Cersei’s punishment echoes numerous medieval literary accounts of public humiliation for adultery, providing a visual framework for understanding the gravity of this penance and the accusations of adultery as treason that necessitate it. As Carolyne Larrington writes, in addition to its elements of high fantasy, the Game of Thrones series encompasses “very real questions about the politics of kingship, religious faith and social organization.”[2] Often, the events of Westros and contemporary politics mesh together in uncomfortable ways for modern audiences, especially regarding treason and justice.[3] In the case of all queens who fornicate with someone other than their king, Cersei is also guilty of treason (not to mention the regicide of planning her husband King Robert Baratheon’s untimely demise).[4] Even more than Guinevere, one of the most famous adulteresses in medieval literature—known in modern popular culture and a significant amount of the medieval tradition for her disastrous liaison with either her husband’s best knight, Lancelot, or his nephew/son Mordred, and whose mauvaise renommée [bad reputation] resounds through the centuries—Cersei’s reputation will suffer from this spectacle more than she realizes. This moment in the modern series Game of Thrones/A Song of Ice and Fire (hereafter GoT/SoIF) captures the essence of medieval punishment for adultery, when the aggrieved party is not simply the wronged husband but the King, while ignoring the larger question of that betrayal as treason.[5] However, numerous medieval literary accounts of infidelity emphasize the treacherous nature of adultery itself, when the betrayal of a royal husband by his wife is not a private or personal act against the body of the king but a public act against the body politic that legally amounts to treason. Medieval literary sources like Marie de France’s twelfth-century Breton lai Lanval (c. 1155–1170), the early-fifteenth-century adaptation Sir Launfal, and the late-fourteenth century stanzaic Morte Arthur (hereafter sMA) echo chronicle accounts like those of Elizabeth Shore, employing legal definitions of adultery and treason as symbiotic acts wherein the betrayal of a king by his wife results in not just a private sexual crime but in a public crime against the entire state.
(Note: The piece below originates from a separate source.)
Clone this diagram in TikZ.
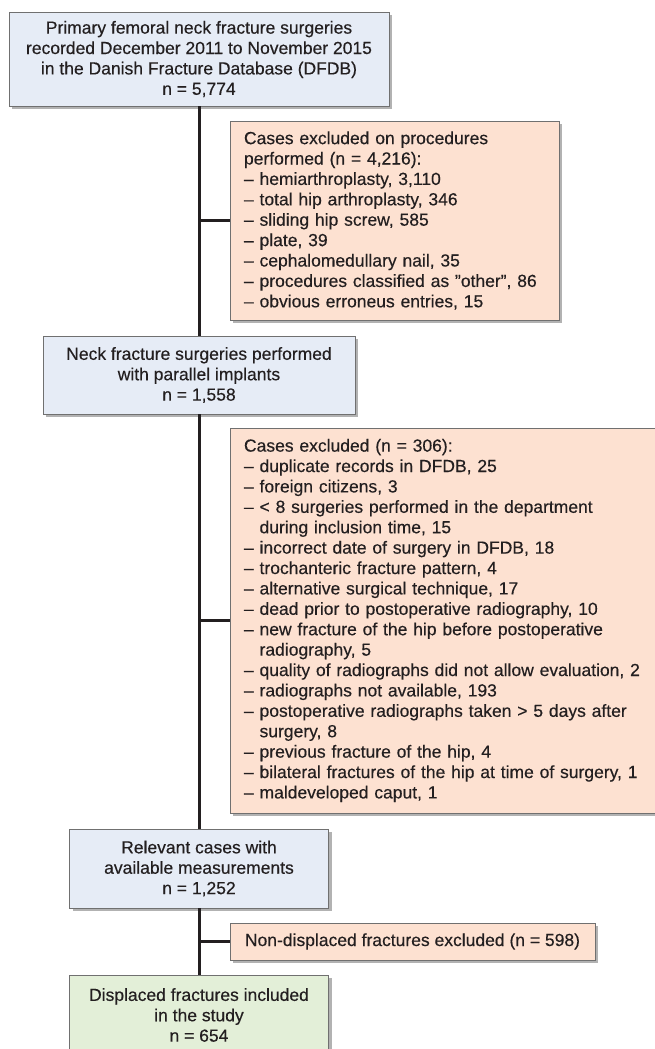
\documentclass[tikz,border=0pt]{standalone}
\usepackage{fontspec}
\setmainfont[FakeBold=0.35]{Liberation Sans}
\usetikzlibrary{shadows}
\definecolor{bluefill}{HTML}{E6ECF6}
\definecolor{orangefill}{HTML}{FDE1D1}
\definecolor{greenfill}{HTML}{E3EFD8}
\definecolor{boxline}{HTML}{707070}
\definecolor{ink}{HTML}{231F20}
\tikzset{
  base/.style={draw=boxline, line width=0.8pt, text=ink,
    font=\fontsize{17.5}{20.4}\selectfont, inner sep=0pt,
    drop shadow={shadow xshift=3pt, shadow yshift=-3pt, opacity=0.3, fill=black}},
  mainbox/.style={base, fill=bluefill, align=center},
  finalbox/.style={base, fill=greenfill, align=center},
  exbox/.style={base, fill=orangefill, align=left},
  trunk/.style={draw=ink, line width=3pt}
}
\newcommand{\ind}{\hphantom{– }}
\begin{document}
\begin{tikzpicture}[x=1pt,y=-1pt]
\useasboundingbox (0,0) rectangle (654,1049);
\node[mainbox, minimum width=380pt, minimum height=94pt] (b1) at (199,59)
  {Primary femoral neck fracture surgeries\\recorded December 2011 to November 2015\\in the Danish Fracture Database (DFDB)\\n = 5,774};
\node[exbox, minimum width=329pt, minimum height=199pt, text width=301pt] (e1) at (394.5,220.5)
  {Cases excluded on procedures\\performed (n = 4,216):\\– hemiarthroplasty, 3,110\\– total hip arthroplasty, 346\\– sliding hip screw, 585\\– plate, 39\\– cephalomedullary nail, 35\\– procedures classified as ”other”, 86\\– obvious erroneus entries, 15};
\node[mainbox, minimum width=312pt, minimum height=78pt] (b3) at (199,375)
  {Neck fracture surgeries performed\\with parallel implants\\n = 1,558};
\node[exbox, minimum width=434pt, minimum height=385pt, text width=406pt] (e2) at (447,620.5)
  {Cases excluded (n = 306):\\
   – duplicate records in DFDB, 25\\
   – foreign citizens, 3\\
   – < 8 surgeries performed in the department\\
   \ind during inclusion time, 15\\
   – incorrect date of surgery in DFDB, 18\\
   – trochanteric fracture pattern, 4\\
   – alternative surgical technique, 17\\
   – dead prior to postoperative radiography, 10\\
   – new fracture of the hip before postoperative\\
   \ind radiography, 5\\
   – quality of radiographs did not allow evaluation, 2\\
   – radiographs not available, 193\\
   – postoperative radiographs taken > 5 days after\\
   \ind surgery, 8\\
   – previous fracture of the hip, 4\\
   – bilateral fractures of the hip at time of surgery, 1\\
   – maldeveloped caput, 1};
\node[mainbox, minimum width=259pt, minimum height=79pt] (b4) at (199,868.5)
  {Relevant cases with\\available measurements\\n = 1,252};
\node[exbox, minimum width=365pt, minimum height=37pt, align=center] (e3) at (412.5,941.5)
  {Non-displaced fractures excluded (n = 598)};
\node[finalbox, minimum width=259pt, minimum height=80pt] (b5) at (199,1015)
  {Displaced fractures included\\in the study\\n = 654};
\draw[trunk] (b1.south) -- (b3.north);
\draw[trunk] (b3.south) -- (b4.north);
\draw[trunk] (b4.south) -- (b5.north);
\draw[trunk] (b1.south |- e1.west) -- (e1.west);
\draw[trunk] (b3.south |- e2.west) -- (e2.west);
\draw[trunk] (b4.south |- e3.west) -- (e3.west);
\end{tikzpicture}
\end{document}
A shorter version of this article was originally published online as “The Shame Game: Medieval Adultery, Public Shaming, and Game of Thrones” (June 14, 2015): http://www.longwood.edu/gotcerseishaming.html.

It was reposted by Salon.com, Business Insider, Elite Daily, Entertainment Weekly, The Wrap, Women in the World (New York Times), La Prensa (Peru), Series Adictos (Spain), Game of Thrones Greek Community (Greece), and Spoiler TV (Poland). I am grateful to Asa Simon Mittman and Kevin Whetter for their comments and suggestions regarding this iteration.

[1] George R.R. Martin, Song of Ice and Fire: Vol. 5, A Dance with Dragons (New York: Bantam Books, 2011), 931–41; this is also the final scene of the fifth season of the HBO series Game of Thrones: “Mother’s Mercy,” S5 E10 (June 14, 2015).

[2] Carolyne Larrington, Winter is Coming: The Medieval World of Game of Thrones (London: I. B. Tauris, 2016), 1.

[3] Larrington, Winter is Coming, 5. Katha Pollitt makes this point in her article “This Season, ‘Game of Thrones’ Cut Deep: In a Fantastically Misogynist Imaginary World, A Highly Qualified Woman gets Close to Winning Power,” The Nation (August 31, 2017), observing that “Daenerys is Hillary Clinton with dragons.” https://www.thenation.com/article/this-season-game-of-thrones-cut-deep/ (accessed August 31, 2017).

[4] The adultery and incest between Cersei and her brother Jamie produces the heirs to the throne that have been passed off as the children of Robert Baratheon. King Robert is killed while hunting boar, having drunk drugged wine to cover this up as other characters close in on the truth. This is major thread running through most of the novels and is alluded to repeatedly. George R.R. Martin, Song of Ice and Fire: Vol. 1, Game of Thrones (New York: Bantam Books, 1997), esp. 485–8, 507–13, and 528 and George R.R. Martin, Song of Ice and Fire: Vol. 2, Clash of Kings (New York: Bantam Books, 1999), 61–2, 410–2.

[5] While Cersei’s punishment comes long after the death of her husband, her adultery and treason are running plot lines throughout the books and the HBO series, and, essentially, it is only when she is in a position of political weakness that she is tried for adultery. She faces other charges but avoids another trial by blowing up the Sept at King’s Landing with most of her political enemies in it at the very end of Season Six: “The Winds of Winter,” S6 E10 (June 26, 2016).